### SUPPLIED MATERIAL
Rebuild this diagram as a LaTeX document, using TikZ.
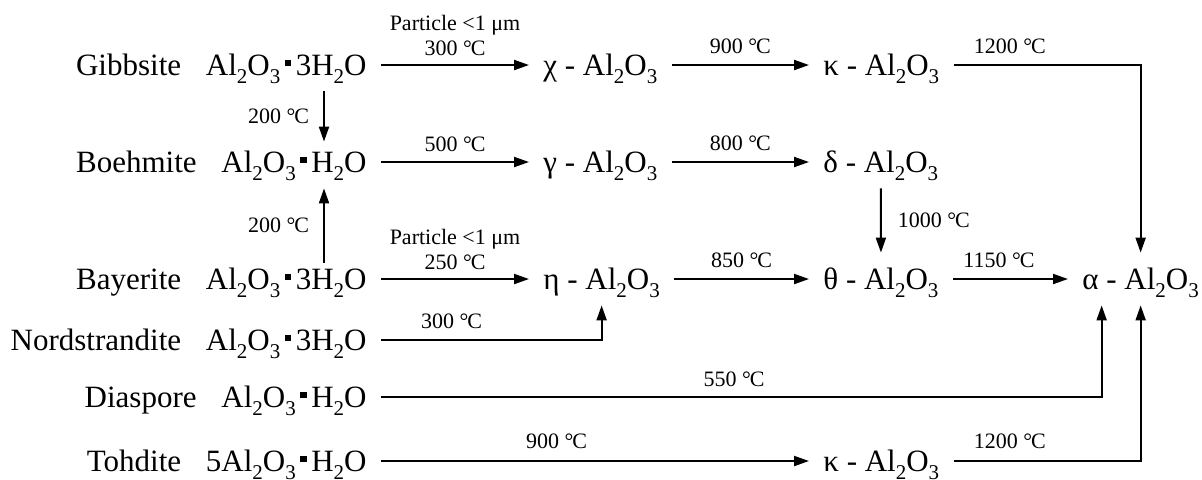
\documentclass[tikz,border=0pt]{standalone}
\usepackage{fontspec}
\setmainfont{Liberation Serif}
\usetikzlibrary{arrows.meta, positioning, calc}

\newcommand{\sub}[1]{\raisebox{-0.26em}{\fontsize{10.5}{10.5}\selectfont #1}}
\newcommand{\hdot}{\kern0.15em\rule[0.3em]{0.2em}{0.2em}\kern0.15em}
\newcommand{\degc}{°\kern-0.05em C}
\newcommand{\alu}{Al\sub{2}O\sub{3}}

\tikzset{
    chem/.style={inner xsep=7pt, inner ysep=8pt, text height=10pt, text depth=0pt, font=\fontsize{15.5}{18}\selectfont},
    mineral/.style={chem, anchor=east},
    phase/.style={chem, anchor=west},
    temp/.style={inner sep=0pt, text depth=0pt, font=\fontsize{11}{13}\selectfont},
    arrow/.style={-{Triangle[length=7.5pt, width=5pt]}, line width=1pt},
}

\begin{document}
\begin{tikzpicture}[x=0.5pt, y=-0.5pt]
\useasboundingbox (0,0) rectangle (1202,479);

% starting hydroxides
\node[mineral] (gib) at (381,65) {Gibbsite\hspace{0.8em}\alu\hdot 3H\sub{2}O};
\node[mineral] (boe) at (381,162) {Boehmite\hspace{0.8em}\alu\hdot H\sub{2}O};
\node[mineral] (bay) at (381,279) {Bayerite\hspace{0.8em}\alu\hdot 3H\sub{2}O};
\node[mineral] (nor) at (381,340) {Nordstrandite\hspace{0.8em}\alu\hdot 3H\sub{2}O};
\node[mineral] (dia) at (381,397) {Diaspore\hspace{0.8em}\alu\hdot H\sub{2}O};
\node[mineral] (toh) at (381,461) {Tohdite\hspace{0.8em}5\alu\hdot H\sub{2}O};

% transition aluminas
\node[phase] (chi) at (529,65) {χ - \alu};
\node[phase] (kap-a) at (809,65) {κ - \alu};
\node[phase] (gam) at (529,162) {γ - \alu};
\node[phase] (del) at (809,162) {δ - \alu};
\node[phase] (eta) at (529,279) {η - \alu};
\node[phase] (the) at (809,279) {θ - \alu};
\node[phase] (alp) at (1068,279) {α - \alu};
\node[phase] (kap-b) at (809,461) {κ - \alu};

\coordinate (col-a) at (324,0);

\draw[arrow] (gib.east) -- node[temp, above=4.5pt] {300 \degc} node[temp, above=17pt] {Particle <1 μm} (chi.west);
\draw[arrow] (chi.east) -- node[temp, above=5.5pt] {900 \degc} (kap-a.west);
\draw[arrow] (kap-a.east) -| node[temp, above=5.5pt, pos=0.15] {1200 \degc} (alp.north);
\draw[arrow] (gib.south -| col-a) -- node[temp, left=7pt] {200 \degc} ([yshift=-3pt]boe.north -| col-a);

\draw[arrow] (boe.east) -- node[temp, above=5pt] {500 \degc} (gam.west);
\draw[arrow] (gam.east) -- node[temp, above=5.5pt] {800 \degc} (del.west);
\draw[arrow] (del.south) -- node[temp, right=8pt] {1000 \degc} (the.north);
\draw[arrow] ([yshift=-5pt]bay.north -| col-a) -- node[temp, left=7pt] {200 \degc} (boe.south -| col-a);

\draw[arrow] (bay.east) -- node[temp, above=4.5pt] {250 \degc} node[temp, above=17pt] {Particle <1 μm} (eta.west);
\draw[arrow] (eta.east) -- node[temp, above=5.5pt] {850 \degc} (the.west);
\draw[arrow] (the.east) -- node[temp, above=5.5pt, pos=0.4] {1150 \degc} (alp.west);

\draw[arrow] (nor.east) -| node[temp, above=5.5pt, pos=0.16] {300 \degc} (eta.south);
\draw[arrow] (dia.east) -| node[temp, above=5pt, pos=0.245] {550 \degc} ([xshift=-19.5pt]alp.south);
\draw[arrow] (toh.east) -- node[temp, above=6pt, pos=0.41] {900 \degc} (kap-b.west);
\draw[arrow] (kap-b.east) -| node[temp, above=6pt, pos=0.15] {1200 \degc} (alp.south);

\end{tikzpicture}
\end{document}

### JOB
In the copy, include no pictures; restate the listing above exactly.

### WRITTEN ANSWER
Rebuild this diagram as a LaTeX document, using TikZ.
\documentclass[tikz,border=0pt]{standalone}
\usepackage{fontspec}
\setmainfont{Liberation Serif}
\usetikzlibrary{arrows.meta, positioning, calc}

\newcommand{\sub}[1]{\raisebox{-0.26em}{\fontsize{10.5}{10.5}\selectfont #1}}
\newcommand{\hdot}{\kern0.15em\rule[0.3em]{0.2em}{0.2em}\kern0.15em}
\newcommand{\degc}{°\kern-0.05em C}
\newcommand{\alu}{Al\sub{2}O\sub{3}}

\tikzset{
    chem/.style={inner xsep=7pt, inner ysep=8pt, text height=10pt, text depth=0pt, font=\fontsize{15.5}{18}\selectfont},
    mineral/.style={chem, anchor=east},
    phase/.style={chem, anchor=west},
    temp/.style={inner sep=0pt, text depth=0pt, font=\fontsize{11}{13}\selectfont},
    arrow/.style={-{Triangle[length=7.5pt, width=5pt]}, line width=1pt},
}

\begin{document}
\begin{tikzpicture}[x=0.5pt, y=-0.5pt]
\useasboundingbox (0,0) rectangle (1202,479);

% starting hydroxides
\node[mineral] (gib) at (381,65) {Gibbsite\hspace{0.8em}\alu\hdot 3H\sub{2}O};
\node[mineral] (boe) at (381,162) {Boehmite\hspace{0.8em}\alu\hdot H\sub{2}O};
\node[mineral] (bay) at (381,279) {Bayerite\hspace{0.8em}\alu\hdot 3H\sub{2}O};
\node[mineral] (nor) at (381,340) {Nordstrandite\hspace{0.8em}\alu\hdot 3H\sub{2}O};
\node[mineral] (dia) at (381,397) {Diaspore\hspace{0.8em}\alu\hdot H\sub{2}O};
\node[mineral] (toh) at (381,461) {Tohdite\hspace{0.8em}5\alu\hdot H\sub{2}O};

% transition aluminas
\node[phase] (chi) at (529,65) {χ - \alu};
\node[phase] (kap-a) at (809,65) {κ - \alu};
\node[phase] (gam) at (529,162) {γ - \alu};
\node[phase] (del) at (809,162) {δ - \alu};
\node[phase] (eta) at (529,279) {η - \alu};
\node[phase] (the) at (809,279) {θ - \alu};
\node[phase] (alp) at (1068,279) {α - \alu};
\node[phase] (kap-b) at (809,461) {κ - \alu};

\coordinate (col-a) at (324,0);

\draw[arrow] (gib.east) -- node[temp, above=4.5pt] {300 \degc} node[temp, above=17pt] {Particle <1 μm} (chi.west);
\draw[arrow] (chi.east) -- node[temp, above=5.5pt] {900 \degc} (kap-a.west);
\draw[arrow] (kap-a.east) -| node[temp, above=5.5pt, pos=0.15] {1200 \degc} (alp.north);
\draw[arrow] (gib.south -| col-a) -- node[temp, left=7pt] {200 \degc} ([yshift=-3pt]boe.north -| col-a);

\draw[arrow] (boe.east) -- node[temp, above=5pt] {500 \degc} (gam.west);
\draw[arrow] (gam.east) -- node[temp, above=5.5pt] {800 \degc} (del.west);
\draw[arrow] (del.south) -- node[temp, right=8pt] {1000 \degc} (the.north);
\draw[arrow] ([yshift=-5pt]bay.north -| col-a) -- node[temp, left=7pt] {200 \degc} (boe.south -| col-a);

\draw[arrow] (bay.east) -- node[temp, above=4.5pt] {250 \degc} node[temp, above=17pt] {Particle <1 μm} (eta.west);
\draw[arrow] (eta.east) -- node[temp, above=5.5pt] {850 \degc} (the.west);
\draw[arrow] (the.east) -- node[temp, above=5.5pt, pos=0.4] {1150 \degc} (alp.west);

\draw[arrow] (nor.east) -| node[temp, above=5.5pt, pos=0.16] {300 \degc} (eta.south);
\draw[arrow] (dia.east) -| node[temp, above=5pt, pos=0.245] {550 \degc} ([xshift=-19.5pt]alp.south);
\draw[arrow] (toh.east) -- node[temp, above=6pt, pos=0.41] {900 \degc} (kap-b.west);
\draw[arrow] (kap-b.east) -| node[temp, above=6pt, pos=0.15] {1200 \degc} (alp.south);

\end{tikzpicture}
\end{document}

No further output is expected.